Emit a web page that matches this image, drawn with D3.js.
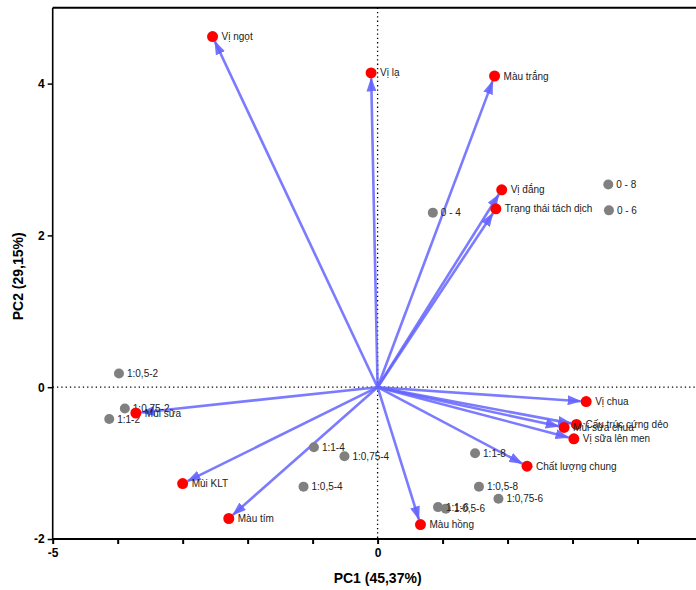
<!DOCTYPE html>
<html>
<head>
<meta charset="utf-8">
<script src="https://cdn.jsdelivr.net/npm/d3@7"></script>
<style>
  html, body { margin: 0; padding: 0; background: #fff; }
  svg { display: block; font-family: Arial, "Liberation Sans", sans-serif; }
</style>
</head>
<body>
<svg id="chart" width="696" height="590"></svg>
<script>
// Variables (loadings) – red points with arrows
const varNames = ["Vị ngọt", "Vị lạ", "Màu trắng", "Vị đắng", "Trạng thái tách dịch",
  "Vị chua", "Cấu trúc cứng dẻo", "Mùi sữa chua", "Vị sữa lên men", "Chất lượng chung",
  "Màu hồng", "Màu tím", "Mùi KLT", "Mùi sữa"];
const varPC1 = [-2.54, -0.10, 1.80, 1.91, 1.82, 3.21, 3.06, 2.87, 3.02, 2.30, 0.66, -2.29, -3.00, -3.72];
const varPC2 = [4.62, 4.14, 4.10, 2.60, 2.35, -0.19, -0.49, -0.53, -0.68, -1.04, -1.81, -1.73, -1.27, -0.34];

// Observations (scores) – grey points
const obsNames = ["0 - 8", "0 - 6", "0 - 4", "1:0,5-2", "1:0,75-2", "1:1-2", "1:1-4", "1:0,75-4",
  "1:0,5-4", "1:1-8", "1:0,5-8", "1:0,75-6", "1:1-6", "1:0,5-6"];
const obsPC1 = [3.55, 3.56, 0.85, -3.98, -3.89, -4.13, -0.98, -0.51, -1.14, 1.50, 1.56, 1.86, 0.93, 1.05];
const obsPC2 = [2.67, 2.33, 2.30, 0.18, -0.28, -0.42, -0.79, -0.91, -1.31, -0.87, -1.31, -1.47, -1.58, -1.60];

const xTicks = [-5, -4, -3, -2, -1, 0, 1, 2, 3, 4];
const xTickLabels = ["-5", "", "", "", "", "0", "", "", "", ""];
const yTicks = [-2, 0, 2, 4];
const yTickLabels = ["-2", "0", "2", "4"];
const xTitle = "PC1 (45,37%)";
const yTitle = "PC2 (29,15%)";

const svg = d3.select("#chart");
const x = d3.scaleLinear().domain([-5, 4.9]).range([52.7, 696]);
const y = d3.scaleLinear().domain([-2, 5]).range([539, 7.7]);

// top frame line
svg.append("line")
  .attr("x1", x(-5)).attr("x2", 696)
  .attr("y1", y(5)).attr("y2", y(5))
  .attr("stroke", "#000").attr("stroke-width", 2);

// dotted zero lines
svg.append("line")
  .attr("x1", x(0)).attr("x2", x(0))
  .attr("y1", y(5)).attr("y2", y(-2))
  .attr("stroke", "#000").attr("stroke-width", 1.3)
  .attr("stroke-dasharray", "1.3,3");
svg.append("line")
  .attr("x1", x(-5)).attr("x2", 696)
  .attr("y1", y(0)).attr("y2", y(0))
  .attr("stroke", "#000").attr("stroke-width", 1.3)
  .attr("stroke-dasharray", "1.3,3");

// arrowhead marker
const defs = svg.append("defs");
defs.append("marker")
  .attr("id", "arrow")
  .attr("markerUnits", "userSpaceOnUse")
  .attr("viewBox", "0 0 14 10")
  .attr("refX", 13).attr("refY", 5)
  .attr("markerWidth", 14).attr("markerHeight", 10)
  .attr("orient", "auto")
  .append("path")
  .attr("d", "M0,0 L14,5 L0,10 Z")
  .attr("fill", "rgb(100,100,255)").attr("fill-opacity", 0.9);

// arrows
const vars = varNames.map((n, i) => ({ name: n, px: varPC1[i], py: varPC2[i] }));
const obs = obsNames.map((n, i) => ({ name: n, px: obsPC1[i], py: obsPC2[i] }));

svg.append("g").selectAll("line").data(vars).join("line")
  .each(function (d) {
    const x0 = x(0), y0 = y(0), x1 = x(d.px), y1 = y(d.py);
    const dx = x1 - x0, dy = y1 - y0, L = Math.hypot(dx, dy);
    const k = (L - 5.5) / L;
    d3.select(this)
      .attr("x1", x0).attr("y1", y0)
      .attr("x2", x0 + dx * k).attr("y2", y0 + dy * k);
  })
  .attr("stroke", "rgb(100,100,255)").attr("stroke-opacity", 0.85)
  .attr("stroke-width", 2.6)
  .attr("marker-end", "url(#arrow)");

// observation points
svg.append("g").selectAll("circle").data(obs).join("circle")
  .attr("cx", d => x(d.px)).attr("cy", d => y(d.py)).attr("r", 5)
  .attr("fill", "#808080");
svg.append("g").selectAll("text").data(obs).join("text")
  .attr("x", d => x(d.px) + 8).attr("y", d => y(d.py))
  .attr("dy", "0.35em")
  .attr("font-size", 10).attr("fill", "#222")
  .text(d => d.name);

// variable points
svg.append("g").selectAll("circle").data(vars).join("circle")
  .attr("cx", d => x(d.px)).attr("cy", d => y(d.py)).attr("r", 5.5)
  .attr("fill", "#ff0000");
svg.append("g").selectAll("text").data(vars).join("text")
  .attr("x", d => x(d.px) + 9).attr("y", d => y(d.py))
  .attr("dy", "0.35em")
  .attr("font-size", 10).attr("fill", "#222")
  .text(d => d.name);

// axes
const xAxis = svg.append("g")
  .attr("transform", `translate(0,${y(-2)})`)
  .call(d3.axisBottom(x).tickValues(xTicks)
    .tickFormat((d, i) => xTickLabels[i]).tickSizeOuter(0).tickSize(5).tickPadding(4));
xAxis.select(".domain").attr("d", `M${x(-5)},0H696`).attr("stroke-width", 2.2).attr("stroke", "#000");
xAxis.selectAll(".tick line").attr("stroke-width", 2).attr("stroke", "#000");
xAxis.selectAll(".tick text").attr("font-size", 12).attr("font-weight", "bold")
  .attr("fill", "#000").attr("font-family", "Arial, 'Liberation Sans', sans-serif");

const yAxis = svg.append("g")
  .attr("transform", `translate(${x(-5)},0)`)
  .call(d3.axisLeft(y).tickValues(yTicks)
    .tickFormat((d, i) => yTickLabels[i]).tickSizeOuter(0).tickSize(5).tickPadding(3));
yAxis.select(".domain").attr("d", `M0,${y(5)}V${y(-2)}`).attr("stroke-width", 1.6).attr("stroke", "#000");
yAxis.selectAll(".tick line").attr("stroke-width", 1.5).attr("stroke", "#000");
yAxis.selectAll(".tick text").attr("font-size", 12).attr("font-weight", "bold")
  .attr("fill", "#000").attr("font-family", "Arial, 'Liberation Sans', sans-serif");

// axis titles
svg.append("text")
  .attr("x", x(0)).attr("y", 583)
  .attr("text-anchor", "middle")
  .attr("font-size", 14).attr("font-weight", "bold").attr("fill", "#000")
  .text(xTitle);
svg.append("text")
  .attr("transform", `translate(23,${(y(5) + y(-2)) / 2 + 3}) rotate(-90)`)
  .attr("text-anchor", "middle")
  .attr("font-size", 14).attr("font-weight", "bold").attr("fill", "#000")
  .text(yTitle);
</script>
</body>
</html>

--

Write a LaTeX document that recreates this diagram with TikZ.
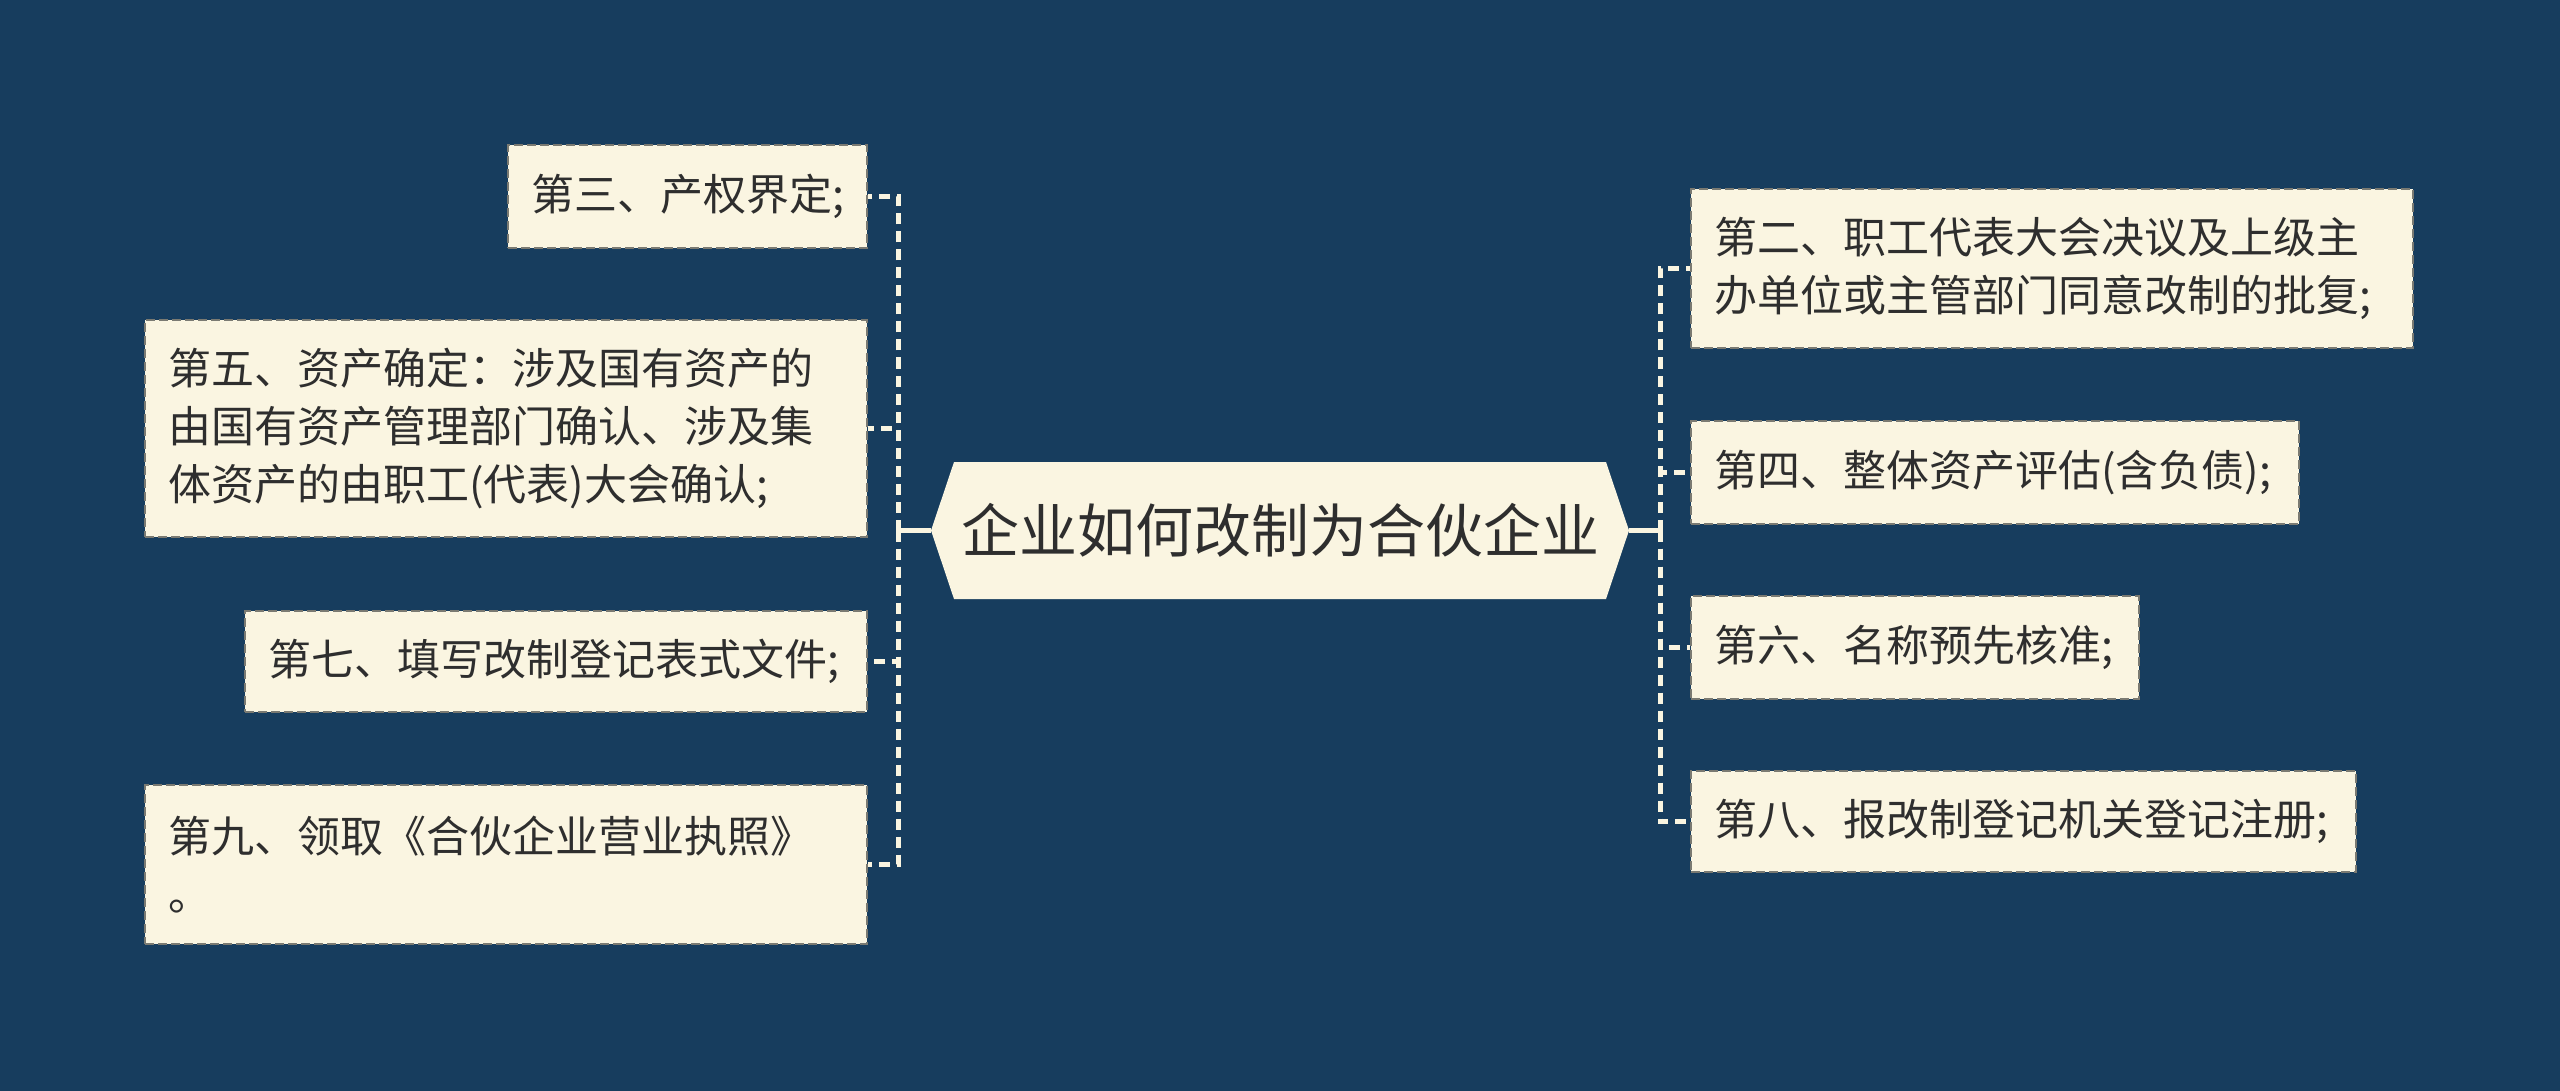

...

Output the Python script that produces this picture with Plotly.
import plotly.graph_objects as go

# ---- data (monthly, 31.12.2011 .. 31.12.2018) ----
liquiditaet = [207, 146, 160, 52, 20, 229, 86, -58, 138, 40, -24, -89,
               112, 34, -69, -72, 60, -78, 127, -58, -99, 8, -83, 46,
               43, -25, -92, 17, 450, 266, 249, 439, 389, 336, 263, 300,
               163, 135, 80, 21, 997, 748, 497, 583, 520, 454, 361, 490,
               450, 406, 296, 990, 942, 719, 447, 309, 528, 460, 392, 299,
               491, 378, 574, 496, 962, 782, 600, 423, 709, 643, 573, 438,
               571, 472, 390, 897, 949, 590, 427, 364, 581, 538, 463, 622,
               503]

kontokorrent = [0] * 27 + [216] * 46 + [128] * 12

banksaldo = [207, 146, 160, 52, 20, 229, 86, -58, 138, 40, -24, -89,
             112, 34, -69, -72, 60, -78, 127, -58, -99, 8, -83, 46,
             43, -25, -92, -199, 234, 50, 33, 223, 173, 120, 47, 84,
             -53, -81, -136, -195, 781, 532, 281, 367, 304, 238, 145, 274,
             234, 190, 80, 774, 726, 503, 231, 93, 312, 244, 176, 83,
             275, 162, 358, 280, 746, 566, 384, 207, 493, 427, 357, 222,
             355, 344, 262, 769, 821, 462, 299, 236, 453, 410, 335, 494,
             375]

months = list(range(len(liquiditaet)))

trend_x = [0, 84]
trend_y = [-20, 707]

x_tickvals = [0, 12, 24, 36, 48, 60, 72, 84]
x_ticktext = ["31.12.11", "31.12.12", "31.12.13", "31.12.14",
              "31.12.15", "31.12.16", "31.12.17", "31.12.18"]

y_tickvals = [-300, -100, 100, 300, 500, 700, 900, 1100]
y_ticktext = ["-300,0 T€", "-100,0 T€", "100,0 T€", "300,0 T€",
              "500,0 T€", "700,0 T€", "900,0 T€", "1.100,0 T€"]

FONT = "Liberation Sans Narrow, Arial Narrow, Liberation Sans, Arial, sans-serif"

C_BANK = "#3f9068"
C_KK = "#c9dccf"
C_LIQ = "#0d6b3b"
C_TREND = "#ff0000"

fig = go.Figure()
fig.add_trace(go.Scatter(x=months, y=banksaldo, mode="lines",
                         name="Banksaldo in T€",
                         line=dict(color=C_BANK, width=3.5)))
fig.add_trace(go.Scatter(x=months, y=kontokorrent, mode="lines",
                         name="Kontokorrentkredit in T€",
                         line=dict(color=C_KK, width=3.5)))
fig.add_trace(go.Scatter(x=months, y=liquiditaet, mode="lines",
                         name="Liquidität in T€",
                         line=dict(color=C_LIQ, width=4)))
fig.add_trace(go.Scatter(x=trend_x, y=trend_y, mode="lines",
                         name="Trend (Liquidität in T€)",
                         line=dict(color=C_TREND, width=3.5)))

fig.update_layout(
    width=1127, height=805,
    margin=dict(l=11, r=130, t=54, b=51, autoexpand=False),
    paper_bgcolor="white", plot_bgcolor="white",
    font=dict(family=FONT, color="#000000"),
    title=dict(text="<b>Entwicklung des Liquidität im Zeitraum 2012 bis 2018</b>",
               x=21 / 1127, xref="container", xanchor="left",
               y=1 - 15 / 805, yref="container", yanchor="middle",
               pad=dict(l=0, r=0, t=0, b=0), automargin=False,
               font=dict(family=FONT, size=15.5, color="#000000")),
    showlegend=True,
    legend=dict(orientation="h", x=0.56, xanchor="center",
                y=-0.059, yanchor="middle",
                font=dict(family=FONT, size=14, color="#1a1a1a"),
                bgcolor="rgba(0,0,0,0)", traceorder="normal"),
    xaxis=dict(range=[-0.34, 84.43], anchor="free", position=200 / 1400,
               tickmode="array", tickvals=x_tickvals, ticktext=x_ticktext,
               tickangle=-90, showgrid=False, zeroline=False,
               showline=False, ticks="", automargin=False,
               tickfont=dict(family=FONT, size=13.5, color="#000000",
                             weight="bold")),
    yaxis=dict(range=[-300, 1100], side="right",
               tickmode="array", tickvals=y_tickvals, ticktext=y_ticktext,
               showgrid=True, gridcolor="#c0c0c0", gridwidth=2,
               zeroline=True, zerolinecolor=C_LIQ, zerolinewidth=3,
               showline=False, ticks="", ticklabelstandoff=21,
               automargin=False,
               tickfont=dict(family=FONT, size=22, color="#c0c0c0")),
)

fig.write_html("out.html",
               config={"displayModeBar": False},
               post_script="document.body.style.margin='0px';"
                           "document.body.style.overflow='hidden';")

Exercise objective |
Print out, exactly and with nothing added, the lines starting at the line holding "Emit a web page" and ending at the line holding "-1.47, -1.58, -1.60];", minus any pictures.

Exercise answer |
Emit a web page that matches this image, drawn with D3.js.
<!DOCTYPE html>
<html>
<head>
<meta charset="utf-8">
<script src="https://cdn.jsdelivr.net/npm/d3@7"></script>
<style>
  html, body { margin: 0; padding: 0; background: #fff; }
  svg { display: block; font-family: Arial, "Liberation Sans", sans-serif; }
</style>
</head>
<body>
<svg id="chart" width="696" height="590"></svg>
<script>
// Variables (loadings) – red points with arrows
const varNames = ["Vị ngọt", "Vị lạ", "Màu trắng", "Vị đắng", "Trạng thái tách dịch",
  "Vị chua", "Cấu trúc cứng dẻo", "Mùi sữa chua", "Vị sữa lên men", "Chất lượng chung",
  "Màu hồng", "Màu tím", "Mùi KLT", "Mùi sữa"];
const varPC1 = [-2.54, -0.10, 1.80, 1.91, 1.82, 3.21, 3.06, 2.87, 3.02, 2.30, 0.66, -2.29, -3.00, -3.72];
const varPC2 = [4.62, 4.14, 4.10, 2.60, 2.35, -0.19, -0.49, -0.53, -0.68, -1.04, -1.81, -1.73, -1.27, -0.34];

// Observations (scores) – grey points
const obsNames = ["0 - 8", "0 - 6", "0 - 4", "1:0,5-2", "1:0,75-2", "1:1-2", "1:1-4", "1:0,75-4",
  "1:0,5-4", "1:1-8", "1:0,5-8", "1:0,75-6", "1:1-6", "1:0,5-6"];
const obsPC1 = [3.55, 3.56, 0.85, -3.98, -3.89, -4.13, -0.98, -0.51, -1.14, 1.50, 1.56, 1.86, 0.93, 1.05];
const obsPC2 = [2.67, 2.33, 2.30, 0.18, -0.28, -0.42, -0.79, -0.91, -1.31, -0.87, -1.31, -1.47, -1.58, -1.60];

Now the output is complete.